-- Start of DATA PROVIDED --
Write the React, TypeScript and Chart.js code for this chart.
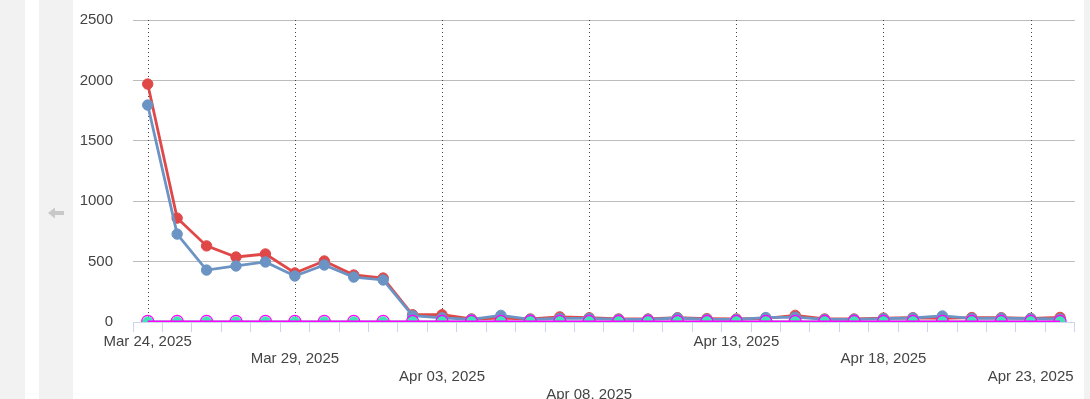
import React, { useEffect, useRef } from "react";
import { Chart, registerables } from "chart.js";

Chart.register(...registerables);

const categories = [
  "Mar 24, 2025", "Mar 25, 2025", "Mar 26, 2025", "Mar 27, 2025", "Mar 28, 2025",
  "Mar 29, 2025", "Mar 30, 2025", "Mar 31, 2025", "Apr 01, 2025", "Apr 02, 2025",
  "Apr 03, 2025", "Apr 04, 2025", "Apr 05, 2025", "Apr 06, 2025", "Apr 07, 2025",
  "Apr 08, 2025", "Apr 09, 2025", "Apr 10, 2025", "Apr 11, 2025", "Apr 12, 2025",
  "Apr 13, 2025", "Apr 14, 2025", "Apr 15, 2025", "Apr 16, 2025", "Apr 17, 2025",
  "Apr 18, 2025", "Apr 19, 2025", "Apr 20, 2025", "Apr 21, 2025", "Apr 22, 2025",
  "Apr 23, 2025", "Apr 24, 2025",
];

// labels shown on the x axis (every 5th day), staggered over 4 rows
const shownLabels = [
  "Mar 24, 2025", "Mar 29, 2025", "Apr 03, 2025", "Apr 08, 2025",
  "Apr 13, 2025", "Apr 18, 2025", "Apr 23, 2025",
];
const labelRows = 4;

// dotted vertical plot lines
const plotLineCategories = [
  "Mar 24, 2025", "Mar 29, 2025", "Apr 03, 2025", "Apr 08, 2025",
  "Apr 13, 2025", "Apr 18, 2025", "Apr 23, 2025",
];

const yTicks = [0, 500, 1000, 1500, 2000, 2500];
const yTickLabels = ["0", "500", "1000", "1500", "2000", "2500"];

const redValues = [
  1970, 860, 630, 538, 563, 406, 505, 389, 364, 60,
  60, 25, 32, 25, 42, 35, 25, 25, 35, 28,
  25, 30, 55, 25, 25, 32, 35, 30, 37, 35,
  30, 38,
];
const blueValues = [
  1796, 728, 430, 464, 497, 381, 472, 372, 348, 52,
  35, 22, 55, 22, 30, 30, 22, 22, 33, 22,
  22, 37, 40, 22, 22, 28, 33, 50, 30, 32,
  28, 25,
];
const magentaValues = [
  5, 5, 5, 5, 5, 5, 5, 5, 5, 5,
  5, 5, 5, 5, 5, 5, 5, 5, 5, 5,
  5, 5, 5, 5, 5, 5, 5, 5, 5, 5,
  5, 5,
];
const greenValues = [
  0, 0, 0, 0, 0, 0, 0, 0, 0, 0,
  0, 0, 0, 0, 0, 0, 0, 0, 0, 0,
  0, 0, 0, 0, 0, 0, 0, 0, 0, 0,
  0, 0,
];

const RED = "#e04848";
const BLUE = "#6b93c4";
const MAGENTA = "#ff00ff";
const GREEN = "#3ee6b4";

const dottedLinesPlugin = {
  id: "dottedLines",
  beforeDatasetsDraw(chart: any) {
    const { ctx, chartArea, scales } = chart;
    const x = scales.x;
    ctx.save();
    ctx.strokeStyle = "#444";
    ctx.lineWidth = 1;
    ctx.setLineDash([1, 3]);
    plotLineCategories.forEach((c) => {
      const idx = categories.indexOf(c);
      if (idx < 0) return;
      const px = Math.round(x.getPixelForValue(idx)) + 0.5;
      ctx.beginPath();
      ctx.moveTo(px, chartArea.top);
      ctx.lineTo(px, chartArea.bottom);
      ctx.stroke();
    });
    ctx.restore();
  },
};

function ChartView() {
  const ref = useRef<HTMLCanvasElement | null>(null);
  useEffect(() => {
    if (!ref.current) return;
    const clip = { left: false, top: false, right: false, bottom: 0 } as any;
    const common = {
      borderWidth: 2.8,
      pointRadius: 5.2,
      pointBorderWidth: 1,
      pointHoverRadius: 5.2,
      tension: 0,
      clip,
    };
    const chart = new Chart(ref.current, {
      type: "line",
      data: {
        labels: categories,
        datasets: [
          {
            label: "Magenta",
            data: magentaValues,
            borderColor: MAGENTA,
            backgroundColor: "rgba(0,0,0,0)",
            ...common,
            borderWidth: 2,
            pointRadius: 6,
            pointBorderColor: MAGENTA,
            pointBackgroundColor: "rgba(0,0,0,0)",
            pointBorderWidth: 1.2,
          },
          {
            label: "Green",
            data: greenValues,
            borderColor: GREEN,
            backgroundColor: GREEN,
            pointBackgroundColor: GREEN,
            pointBorderColor: GREEN,
            ...common,
          },
          {
            label: "Blue",
            data: blueValues,
            borderColor: BLUE,
            backgroundColor: BLUE,
            pointBackgroundColor: BLUE,
            pointBorderColor: BLUE,
            ...common,
          },
          {
            label: "Red",
            data: redValues,
            borderColor: RED,
            backgroundColor: RED,
            pointBackgroundColor: RED,
            pointBorderColor: RED,
            ...common,
          },
        ],
      },
      options: {
        animation: false,
        responsive: false,
        maintainAspectRatio: false,
        layout: { padding: { top: 20, right: 5, bottom: 0, left: 0 } },
        plugins: {
          legend: { display: false },
          tooltip: { enabled: false },
        },
        scales: {
          x: {
            type: "category",
            offset: true,
            z: 1,
            grid: {
              offset: true,
              drawOnChartArea: false,
              drawTicks: true,
              tickLength: 10,
              color: "#ccd6eb",
              lineWidth: 1,
            },
            border: { display: true, color: "#ccd6eb", width: 1 },
            ticks: {
              autoSkip: false,
              maxRotation: 0,
              minRotation: 0,
              padding: 1,
              color: "#444",
              font: { size: 15, lineHeight: 1.17 },
              callback: (_v: any, index: number) => {
                const lbl = categories[index];
                const pos = shownLabels.indexOf(lbl);
                if (pos < 0) return "";
                const row = pos % labelRows;
                const lines: string[] = [];
                for (let i = 0; i < row; i++) lines.push("");
                lines.push(lbl);
                return lines;
              },
            },
            afterFit: (scale: any) => {
              scale.height = 77;
            },
          },
          y: {
            min: 0,
            max: 2500,
            afterBuildTicks: (scale: any) => {
              scale.ticks = yTicks.map((v) => ({ value: v }));
            },
            grid: {
              drawTicks: true,
              tickLength: 18,
              tickColor: "rgba(0,0,0,0)",
              color: "#bcbcbc",
              lineWidth: 1,
            },
            border: { display: false },
            ticks: {
              padding: 2,
              color: "#444",
              font: { size: 15 },
              callback: (v: any) => {
                const i = yTicks.indexOf(Number(v));
                return i >= 0 ? yTickLabels[i] : String(v);
              },
            },
            afterFit: (scale: any) => {
              scale.width = 60;
            },
          },
        },
      },
      plugins: [dottedLinesPlugin],
    } as any);
    return () => chart.destroy();
  }, []);
  return (
    <canvas
      ref={ref}
      width={1009}
      height={399}
      style={{ position: "absolute", left: 73, top: 0, width: 1009, height: 399 }}
    />
  );
}

export default function App() {
  Chart.defaults.font.family = '"Liberation Sans", Arial, Helvetica, sans-serif';
  return (
    <div
      style={{
        position: "fixed",
        left: 0,
        top: 0,
        width: 1090,
        height: 399,
        background: "#ffffff",
        overflow: "hidden",
      }}
    >
      <div style={{ position: "absolute", left: 0, top: 0, width: 25, height: 399, background: "#f2f2f2" }} />
      <div style={{ position: "absolute", left: 39, top: 0, width: 34, height: 399, background: "#f2f2f2" }} />
      <div style={{ position: "absolute", left: 1084, top: 0, width: 6, height: 399, background: "#f2f2f2" }} />
      <svg
        width={20}
        height={14}
        style={{ position: "absolute", left: 47, top: 206 }}
        viewBox="0 0 20 14"
      >
        <polygon points="1,7 8,1.5 8,12.5" fill="#c8c8c8" />
        <rect x={8} y={5} width={9} height={4} fill="#c8c8c8" />
      </svg>
      <ChartView />
    </div>
  );
}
-- End of DATA PROVIDED --
** DO THIS **
Your task is to restate word for word the lines from the top of the data to the line containing "Chart.register(...registerables);", both ends included, with every picture left out.

** RESPONSE TO THE TASK **
Write the React, TypeScript and Chart.js code for this chart.
import React, { useEffect, useRef } from "react";
import { Chart, registerables } from "chart.js";

Chart.register(...registerables);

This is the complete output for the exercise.